Regret is something I have thought a lot about a lot leading up to the end of this year, and I have come to the conclusion that I don't carry much anymore. It used to make up a big part of who I was.
It's human nature to carry regret, and I am as flawed as anyone else (Maybe even more so). True regret means you are willing to sacrifice everything you have to go back and take another shot. I am no longer willing to do so. I know now everything up to this point has played out the way it was always meant to. Do I wish a few things would be different? Sure. I wouldn't trade my life for any other version of me. Being here in Michigan - there are about 2-3 moments in my life that could have changed everything. Not asking her to marry me, deciding to move to FL, and sticking with that decision.
THE FEELS - I did pretty well this year emotionally, until I had a setback. With Robin Williams passing there was more of a focus on what depression can do to people. It still escapes me how someone so beloved took his own life. I know what it is like to have crippling depression, and it is something I deal with every single day. Some days are better than others, and if it's something you are lucky to not have in you will never understand. With Robin Williams - with all the laughter, joy, and love that he brought to this world - my heart goes out to a man who was so backed into a corner emotionally that he couldn't go on. It's been bad for me, but never that bad. It's a shame and the world is a colder and darker place without him. I really truly hope you find peace in whatever comes after this world.
I have never before cried at a lost celebrity (and I'm not crying now, I swear), but his loss absolutely ruined me for a few weeks. It's very sad. I mean, how can there be any hope for the rest of us if ROBIN FUCKING WILLIAMS couldn't go on?

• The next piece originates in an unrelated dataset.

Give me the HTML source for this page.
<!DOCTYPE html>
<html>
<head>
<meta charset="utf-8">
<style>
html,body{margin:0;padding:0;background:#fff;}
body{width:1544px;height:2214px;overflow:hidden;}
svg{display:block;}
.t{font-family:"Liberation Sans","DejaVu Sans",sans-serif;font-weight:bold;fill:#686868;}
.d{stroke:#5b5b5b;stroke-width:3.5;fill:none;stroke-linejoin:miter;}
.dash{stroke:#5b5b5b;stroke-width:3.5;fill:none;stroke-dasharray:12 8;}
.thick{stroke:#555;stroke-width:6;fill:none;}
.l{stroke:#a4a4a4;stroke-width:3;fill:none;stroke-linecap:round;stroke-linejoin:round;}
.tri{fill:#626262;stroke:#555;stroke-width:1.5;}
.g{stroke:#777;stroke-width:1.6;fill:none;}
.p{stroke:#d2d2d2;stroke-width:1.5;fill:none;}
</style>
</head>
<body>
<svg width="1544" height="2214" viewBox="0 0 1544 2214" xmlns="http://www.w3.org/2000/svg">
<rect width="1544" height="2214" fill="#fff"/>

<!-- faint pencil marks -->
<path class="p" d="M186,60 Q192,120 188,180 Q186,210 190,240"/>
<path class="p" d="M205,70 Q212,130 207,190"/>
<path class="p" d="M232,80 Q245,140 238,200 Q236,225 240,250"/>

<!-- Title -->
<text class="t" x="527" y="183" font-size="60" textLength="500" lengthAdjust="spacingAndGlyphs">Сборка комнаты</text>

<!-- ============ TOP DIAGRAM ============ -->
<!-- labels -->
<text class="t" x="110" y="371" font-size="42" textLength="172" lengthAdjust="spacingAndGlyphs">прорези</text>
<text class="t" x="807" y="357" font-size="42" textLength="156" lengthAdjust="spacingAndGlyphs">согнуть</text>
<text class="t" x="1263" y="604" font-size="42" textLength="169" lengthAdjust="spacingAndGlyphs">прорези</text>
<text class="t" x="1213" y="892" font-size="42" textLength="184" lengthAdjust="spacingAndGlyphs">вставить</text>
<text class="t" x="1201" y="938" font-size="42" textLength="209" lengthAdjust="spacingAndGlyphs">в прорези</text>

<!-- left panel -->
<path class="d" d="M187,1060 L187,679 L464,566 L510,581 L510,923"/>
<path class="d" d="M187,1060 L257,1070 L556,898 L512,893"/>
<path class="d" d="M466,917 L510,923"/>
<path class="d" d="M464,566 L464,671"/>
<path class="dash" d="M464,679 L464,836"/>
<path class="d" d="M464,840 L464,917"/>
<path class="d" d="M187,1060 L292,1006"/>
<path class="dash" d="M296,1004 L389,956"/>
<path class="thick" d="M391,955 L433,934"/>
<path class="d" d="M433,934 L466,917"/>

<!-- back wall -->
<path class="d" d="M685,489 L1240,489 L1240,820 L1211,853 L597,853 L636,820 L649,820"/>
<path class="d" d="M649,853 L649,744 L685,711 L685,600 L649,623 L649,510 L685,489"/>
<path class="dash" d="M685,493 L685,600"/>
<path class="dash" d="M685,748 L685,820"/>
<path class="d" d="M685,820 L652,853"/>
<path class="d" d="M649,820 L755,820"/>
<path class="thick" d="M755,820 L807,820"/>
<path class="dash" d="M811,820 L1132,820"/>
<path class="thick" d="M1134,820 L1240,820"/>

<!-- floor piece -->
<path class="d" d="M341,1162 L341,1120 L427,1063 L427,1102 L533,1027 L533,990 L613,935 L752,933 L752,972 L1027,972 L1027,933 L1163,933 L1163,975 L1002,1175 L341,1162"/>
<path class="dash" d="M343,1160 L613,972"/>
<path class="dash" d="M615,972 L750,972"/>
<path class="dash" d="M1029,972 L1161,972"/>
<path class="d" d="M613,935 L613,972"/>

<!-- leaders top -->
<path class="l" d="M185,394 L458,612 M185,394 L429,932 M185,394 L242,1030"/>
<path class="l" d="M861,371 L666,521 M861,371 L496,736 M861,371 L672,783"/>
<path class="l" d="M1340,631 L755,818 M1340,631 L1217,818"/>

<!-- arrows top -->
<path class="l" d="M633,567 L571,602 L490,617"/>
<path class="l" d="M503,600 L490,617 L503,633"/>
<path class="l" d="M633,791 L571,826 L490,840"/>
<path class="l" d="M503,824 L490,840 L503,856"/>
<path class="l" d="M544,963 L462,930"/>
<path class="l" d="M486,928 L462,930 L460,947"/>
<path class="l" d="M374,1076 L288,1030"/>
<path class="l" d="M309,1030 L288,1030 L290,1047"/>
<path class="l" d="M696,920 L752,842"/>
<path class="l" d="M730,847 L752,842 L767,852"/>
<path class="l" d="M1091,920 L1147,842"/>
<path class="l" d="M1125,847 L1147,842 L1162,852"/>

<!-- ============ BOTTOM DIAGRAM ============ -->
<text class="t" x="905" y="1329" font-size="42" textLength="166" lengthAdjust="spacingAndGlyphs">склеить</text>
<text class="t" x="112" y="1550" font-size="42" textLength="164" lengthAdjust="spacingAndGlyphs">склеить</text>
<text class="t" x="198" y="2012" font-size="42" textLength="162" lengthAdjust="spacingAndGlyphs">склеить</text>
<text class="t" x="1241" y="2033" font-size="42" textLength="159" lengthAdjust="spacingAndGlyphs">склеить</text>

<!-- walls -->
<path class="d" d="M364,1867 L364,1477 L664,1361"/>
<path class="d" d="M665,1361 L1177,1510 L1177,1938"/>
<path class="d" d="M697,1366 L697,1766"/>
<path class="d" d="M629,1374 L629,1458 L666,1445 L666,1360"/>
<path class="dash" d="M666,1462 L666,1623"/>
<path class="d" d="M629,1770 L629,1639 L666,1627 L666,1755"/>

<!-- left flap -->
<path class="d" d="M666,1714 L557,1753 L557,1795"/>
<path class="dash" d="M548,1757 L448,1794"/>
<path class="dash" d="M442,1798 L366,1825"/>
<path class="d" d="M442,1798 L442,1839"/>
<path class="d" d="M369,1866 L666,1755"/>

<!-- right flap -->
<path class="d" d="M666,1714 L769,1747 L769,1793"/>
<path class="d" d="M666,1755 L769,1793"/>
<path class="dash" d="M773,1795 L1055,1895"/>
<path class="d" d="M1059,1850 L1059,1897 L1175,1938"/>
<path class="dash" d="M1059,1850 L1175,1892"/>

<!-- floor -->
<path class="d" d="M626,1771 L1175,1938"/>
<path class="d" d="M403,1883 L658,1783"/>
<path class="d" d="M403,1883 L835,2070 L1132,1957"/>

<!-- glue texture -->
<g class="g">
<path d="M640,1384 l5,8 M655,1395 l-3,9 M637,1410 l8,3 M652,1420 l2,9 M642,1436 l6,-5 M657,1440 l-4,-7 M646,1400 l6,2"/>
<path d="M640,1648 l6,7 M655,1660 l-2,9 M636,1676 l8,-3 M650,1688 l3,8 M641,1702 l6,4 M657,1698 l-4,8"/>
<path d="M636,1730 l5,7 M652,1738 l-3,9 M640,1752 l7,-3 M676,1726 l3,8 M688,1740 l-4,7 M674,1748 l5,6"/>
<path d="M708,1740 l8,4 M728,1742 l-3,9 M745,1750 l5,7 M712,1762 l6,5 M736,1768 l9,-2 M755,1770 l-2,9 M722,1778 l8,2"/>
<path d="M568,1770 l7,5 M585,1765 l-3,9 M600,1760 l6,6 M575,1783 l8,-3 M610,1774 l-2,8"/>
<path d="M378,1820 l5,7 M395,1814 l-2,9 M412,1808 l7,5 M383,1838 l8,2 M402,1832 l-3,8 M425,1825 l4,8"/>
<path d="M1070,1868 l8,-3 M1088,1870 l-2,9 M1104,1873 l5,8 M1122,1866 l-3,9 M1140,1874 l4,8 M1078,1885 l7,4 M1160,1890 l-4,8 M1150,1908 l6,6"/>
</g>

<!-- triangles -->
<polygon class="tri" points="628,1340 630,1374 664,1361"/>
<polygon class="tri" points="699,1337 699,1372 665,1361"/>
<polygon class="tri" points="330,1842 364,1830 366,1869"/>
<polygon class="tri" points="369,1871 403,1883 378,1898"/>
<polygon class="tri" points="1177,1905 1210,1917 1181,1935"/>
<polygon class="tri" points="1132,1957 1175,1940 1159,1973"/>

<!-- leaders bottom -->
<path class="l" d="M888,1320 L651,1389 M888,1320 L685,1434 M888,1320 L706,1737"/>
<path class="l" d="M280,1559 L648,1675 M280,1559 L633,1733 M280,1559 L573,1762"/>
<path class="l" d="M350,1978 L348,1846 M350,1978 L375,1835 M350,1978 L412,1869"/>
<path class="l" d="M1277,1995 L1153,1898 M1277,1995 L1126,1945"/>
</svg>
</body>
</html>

THE WOMEN/THE WORDS - Earlier in the year I made a decision to give anything I write to the person it was for. I wrote a series of poems "The middle of the alphabet" and a few others. The poems really turned out to be some of my favorites. One of the poems cost me a friend, but I think there were underlying issues anyway. I don't expect everyone to understand the role of the muses in my life. I don't have to be pursuing someone for them to inspire me. Some people flatter themselves and make blanket assumptions, but they are neither in my head nor my heart.
My writing ledger is clear now. I even went back and finished a few poems because I wanted certain people to have their poems. They deserved them.
I haven't dated anyone seriously in a few years now. That should bother me but it doesn't. I guess I got by on pulling different aspects from the various women in my life. Beauty, intelligence, benevolence, etc. When you put it all together the sum was greater than the individual parts. I know it's pathetic, but it was had to suffice. My focus was mainly on my job this year.
Over the last year or so many of the women in my life have gotten engaged/married, entered into relationships, had children, or simply moved on/away from my life. I am happy for them. Most of these connections I have simply let go. Well, more like stopped holding on to.
There are some still around - The crush, the impossible girl, and the exercise in restraint.
MVP of the year - Terry Barnett. Thank you for everything that you have done for me this year. I think Terry is one of the few people that really "Get" me. He understands that I cannot help my Ego or OCD, and is there when I need to vent about work. He has helped me get through a lot work-wise this last year, and has facilitated growth within my person and company.
THIS YEAR/LAST YEAR - I'm not going to do the typical last year review and resolutions. I just want to try and be a better person, take better care of myself (Lose some weight) - and try to find a way out of this loneliness. I've started to build a foundation for my life by myself, because I am not sure that I am ever going to find someone.
I need to fix some things about me. My skin is not my own.